Collected material:
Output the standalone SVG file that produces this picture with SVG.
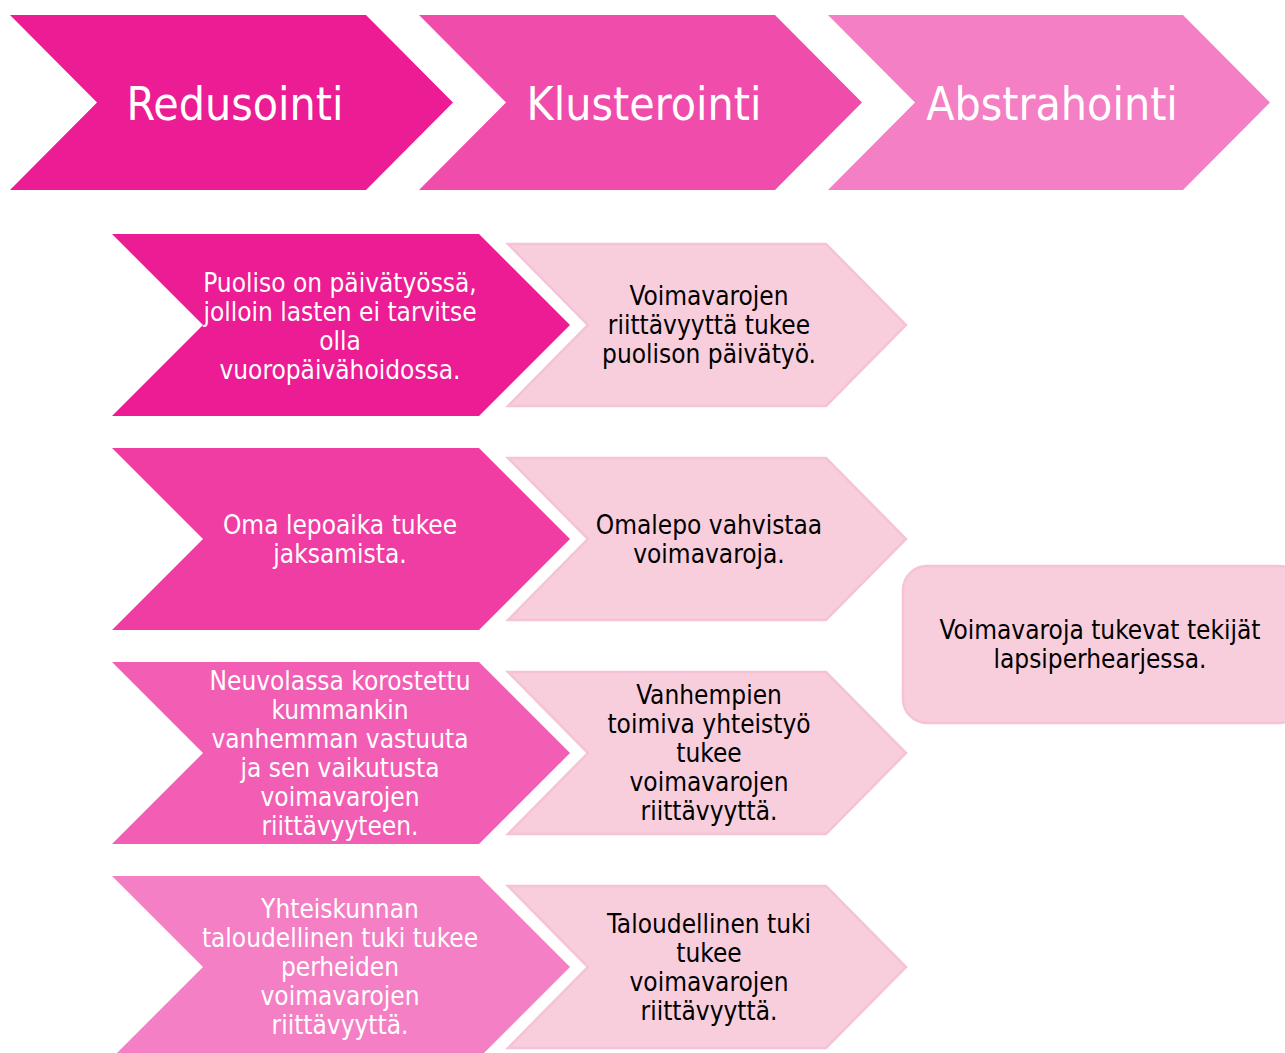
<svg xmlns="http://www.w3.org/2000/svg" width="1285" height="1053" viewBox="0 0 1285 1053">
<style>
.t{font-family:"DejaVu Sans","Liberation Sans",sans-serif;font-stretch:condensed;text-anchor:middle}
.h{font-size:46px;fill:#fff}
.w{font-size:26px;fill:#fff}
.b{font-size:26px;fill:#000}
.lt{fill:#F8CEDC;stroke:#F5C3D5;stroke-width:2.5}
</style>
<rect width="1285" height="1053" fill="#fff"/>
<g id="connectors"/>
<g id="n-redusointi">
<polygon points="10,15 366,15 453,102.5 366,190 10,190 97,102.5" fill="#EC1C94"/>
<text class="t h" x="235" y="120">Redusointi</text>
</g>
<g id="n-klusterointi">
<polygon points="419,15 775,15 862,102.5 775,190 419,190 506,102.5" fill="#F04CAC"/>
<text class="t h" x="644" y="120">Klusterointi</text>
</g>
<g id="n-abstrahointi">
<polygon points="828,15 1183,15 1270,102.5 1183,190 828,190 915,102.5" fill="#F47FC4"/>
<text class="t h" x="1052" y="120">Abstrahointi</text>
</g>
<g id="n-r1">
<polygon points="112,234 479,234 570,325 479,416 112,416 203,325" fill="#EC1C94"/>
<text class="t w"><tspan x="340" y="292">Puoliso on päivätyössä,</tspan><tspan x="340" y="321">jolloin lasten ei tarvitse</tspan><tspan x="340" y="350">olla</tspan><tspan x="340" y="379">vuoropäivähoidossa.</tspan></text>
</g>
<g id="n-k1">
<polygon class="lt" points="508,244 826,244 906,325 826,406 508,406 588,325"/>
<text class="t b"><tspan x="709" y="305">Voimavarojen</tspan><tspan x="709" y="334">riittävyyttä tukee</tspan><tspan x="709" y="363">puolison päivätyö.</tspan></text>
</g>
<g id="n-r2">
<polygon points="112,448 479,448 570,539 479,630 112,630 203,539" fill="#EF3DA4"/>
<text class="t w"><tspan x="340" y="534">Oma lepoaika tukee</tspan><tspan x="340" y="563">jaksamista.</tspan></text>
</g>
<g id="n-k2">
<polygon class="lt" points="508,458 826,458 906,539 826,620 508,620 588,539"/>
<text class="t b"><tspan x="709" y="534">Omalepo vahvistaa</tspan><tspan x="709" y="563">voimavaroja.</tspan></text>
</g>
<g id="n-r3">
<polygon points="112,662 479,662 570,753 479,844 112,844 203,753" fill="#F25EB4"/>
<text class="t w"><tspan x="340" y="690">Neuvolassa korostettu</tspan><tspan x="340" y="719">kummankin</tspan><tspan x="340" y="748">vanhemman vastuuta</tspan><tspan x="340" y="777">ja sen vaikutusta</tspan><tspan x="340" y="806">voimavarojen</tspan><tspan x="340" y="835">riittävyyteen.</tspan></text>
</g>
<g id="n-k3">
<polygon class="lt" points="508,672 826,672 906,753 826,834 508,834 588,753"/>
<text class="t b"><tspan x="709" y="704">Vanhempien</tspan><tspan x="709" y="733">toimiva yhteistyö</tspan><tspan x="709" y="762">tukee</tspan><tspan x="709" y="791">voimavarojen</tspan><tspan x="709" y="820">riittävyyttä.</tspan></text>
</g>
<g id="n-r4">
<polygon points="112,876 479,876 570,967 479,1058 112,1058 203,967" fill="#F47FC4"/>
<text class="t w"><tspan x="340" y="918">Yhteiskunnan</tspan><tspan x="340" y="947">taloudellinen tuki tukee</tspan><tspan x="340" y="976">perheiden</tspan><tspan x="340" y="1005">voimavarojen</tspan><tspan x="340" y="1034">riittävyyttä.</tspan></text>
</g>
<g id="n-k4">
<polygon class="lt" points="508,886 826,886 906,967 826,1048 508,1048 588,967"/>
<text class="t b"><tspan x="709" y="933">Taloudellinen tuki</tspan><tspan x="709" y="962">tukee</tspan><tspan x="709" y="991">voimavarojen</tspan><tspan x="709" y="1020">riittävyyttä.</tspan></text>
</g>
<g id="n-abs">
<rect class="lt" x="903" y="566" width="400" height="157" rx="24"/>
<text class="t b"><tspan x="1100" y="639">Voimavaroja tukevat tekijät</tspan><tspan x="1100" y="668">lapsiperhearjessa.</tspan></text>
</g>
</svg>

Task to complete:
Restate the listing above word for word, and skip the pictures.

Problem solution:
Output the standalone SVG file that produces this picture with SVG.
<svg xmlns="http://www.w3.org/2000/svg" width="1285" height="1053" viewBox="0 0 1285 1053">
<style>
.t{font-family:"DejaVu Sans","Liberation Sans",sans-serif;font-stretch:condensed;text-anchor:middle}
.h{font-size:46px;fill:#fff}
.w{font-size:26px;fill:#fff}
.b{font-size:26px;fill:#000}
.lt{fill:#F8CEDC;stroke:#F5C3D5;stroke-width:2.5}
</style>
<rect width="1285" height="1053" fill="#fff"/>
<g id="connectors"/>
<g id="n-redusointi">
<polygon points="10,15 366,15 453,102.5 366,190 10,190 97,102.5" fill="#EC1C94"/>
<text class="t h" x="235" y="120">Redusointi</text>
</g>
<g id="n-klusterointi">
<polygon points="419,15 775,15 862,102.5 775,190 419,190 506,102.5" fill="#F04CAC"/>
<text class="t h" x="644" y="120">Klusterointi</text>
</g>
<g id="n-abstrahointi">
<polygon points="828,15 1183,15 1270,102.5 1183,190 828,190 915,102.5" fill="#F47FC4"/>
<text class="t h" x="1052" y="120">Abstrahointi</text>
</g>
<g id="n-r1">
<polygon points="112,234 479,234 570,325 479,416 112,416 203,325" fill="#EC1C94"/>
<text class="t w"><tspan x="340" y="292">Puoliso on päivätyössä,</tspan><tspan x="340" y="321">jolloin lasten ei tarvitse</tspan><tspan x="340" y="350">olla</tspan><tspan x="340" y="379">vuoropäivähoidossa.</tspan></text>
</g>
<g id="n-k1">
<polygon class="lt" points="508,244 826,244 906,325 826,406 508,406 588,325"/>
<text class="t b"><tspan x="709" y="305">Voimavarojen</tspan><tspan x="709" y="334">riittävyyttä tukee</tspan><tspan x="709" y="363">puolison päivätyö.</tspan></text>
</g>
<g id="n-r2">
<polygon points="112,448 479,448 570,539 479,630 112,630 203,539" fill="#EF3DA4"/>
<text class="t w"><tspan x="340" y="534">Oma lepoaika tukee</tspan><tspan x="340" y="563">jaksamista.</tspan></text>
</g>
<g id="n-k2">
<polygon class="lt" points="508,458 826,458 906,539 826,620 508,620 588,539"/>
<text class="t b"><tspan x="709" y="534">Omalepo vahvistaa</tspan><tspan x="709" y="563">voimavaroja.</tspan></text>
</g>
<g id="n-r3">
<polygon points="112,662 479,662 570,753 479,844 112,844 203,753" fill="#F25EB4"/>
<text class="t w"><tspan x="340" y="690">Neuvolassa korostettu</tspan><tspan x="340" y="719">kummankin</tspan><tspan x="340" y="748">vanhemman vastuuta</tspan><tspan x="340" y="777">ja sen vaikutusta</tspan><tspan x="340" y="806">voimavarojen</tspan><tspan x="340" y="835">riittävyyteen.</tspan></text>
</g>
<g id="n-k3">
<polygon class="lt" points="508,672 826,672 906,753 826,834 508,834 588,753"/>
<text class="t b"><tspan x="709" y="704">Vanhempien</tspan><tspan x="709" y="733">toimiva yhteistyö</tspan><tspan x="709" y="762">tukee</tspan><tspan x="709" y="791">voimavarojen</tspan><tspan x="709" y="820">riittävyyttä.</tspan></text>
</g>
<g id="n-r4">
<polygon points="112,876 479,876 570,967 479,1058 112,1058 203,967" fill="#F47FC4"/>
<text class="t w"><tspan x="340" y="918">Yhteiskunnan</tspan><tspan x="340" y="947">taloudellinen tuki tukee</tspan><tspan x="340" y="976">perheiden</tspan><tspan x="340" y="1005">voimavarojen</tspan><tspan x="340" y="1034">riittävyyttä.</tspan></text>
</g>
<g id="n-k4">
<polygon class="lt" points="508,886 826,886 906,967 826,1048 508,1048 588,967"/>
<text class="t b"><tspan x="709" y="933">Taloudellinen tuki</tspan><tspan x="709" y="962">tukee</tspan><tspan x="709" y="991">voimavarojen</tspan><tspan x="709" y="1020">riittävyyttä.</tspan></text>
</g>
<g id="n-abs">
<rect class="lt" x="903" y="566" width="400" height="157" rx="24"/>
<text class="t b"><tspan x="1100" y="639">Voimavaroja tukevat tekijät</tspan><tspan x="1100" y="668">lapsiperhearjessa.</tspan></text>
</g>
</svg>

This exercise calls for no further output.